Yalnız Olmayan Kimse Yok
Ben yalnız yaşıyorum, kızım yalnız, oğlum yalnız, eski eşim yalnız, ablam yalnız, annem yalnız yaşıyor. Diğerleri de güya kalabalık evlerinin içinde yalnız.
Çok büyük bir özgürlüktür, ve eğer kendi kendinize sesli konuşmuyorsanız -ki zaten deli derler- ama çok büyük bir sessizliktir yalnızlık.
Sessizlikten ne hissettiğinize bağlı bir kavrayış olur.
Bazen de olsa içinizdeki sizle, Tanrı’nın siz olan parçasıyla, sizin Tanrı olan parçanızla hayatı değerlendirip, dertleşirseniz çok sorun yok. Elbette bazen dış sesler, göremediklerimizi gösterir, duyamadıklarımızı dinletir, ve faydalıdır.
Ama artık gerekli değillerdir.
Yok, tam düşüncesiz, düşüncelerden tamamen kurtulmuş bir sessizliğe kavuşabiliyorsanız, orası bir cennet.
Sorun yalnızken, içinizde duyduğunuz başkalarının sesleriyle, sessiz konuşmaktır.

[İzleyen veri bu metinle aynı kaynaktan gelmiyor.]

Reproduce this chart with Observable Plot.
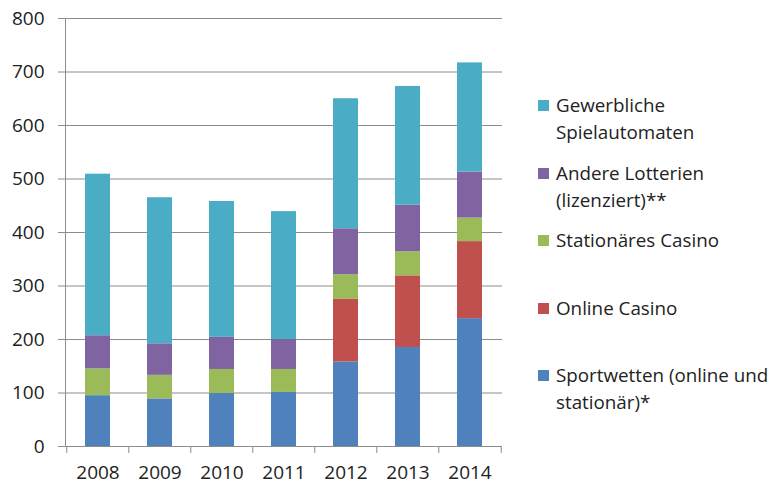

Sesli olursa daha da sıkıntılı, şizofreniye kadar gider.
Geçmişle konuşursanız, eski diyaloglarda daha “doğru” cevaplar vermeye çalışırsanız, şükürsüz ve şikayette kalır, hem kendinizi hem başkalarını zayıflatırsınız.
Bir de yalnızlığı sevmedikleri için sürekli taviz verip, kendilerini, kimliklerini, geleceklerini yok edenler var. Onlara önerim şöyle, sizi sevmeleri umuduyla yaptığınız angaryaları durdurun, bakın, ne yapacaklar?
Uzattım.
Sonuç şöyle.
Yalnız olmayan kimse yok.
Yalnızlığı yönetme tarzlarımız farklı.
Yalnız olduğunuz için üzülmeyin de, sevinmeyin de.
Hakikat bu.
Üstelik, madem adalardan oluşan bir kıta olacağız, siz yalnız olmasanız, ben yalnız olmasam, nasıl çıkar yalnızlar, kalabalığa?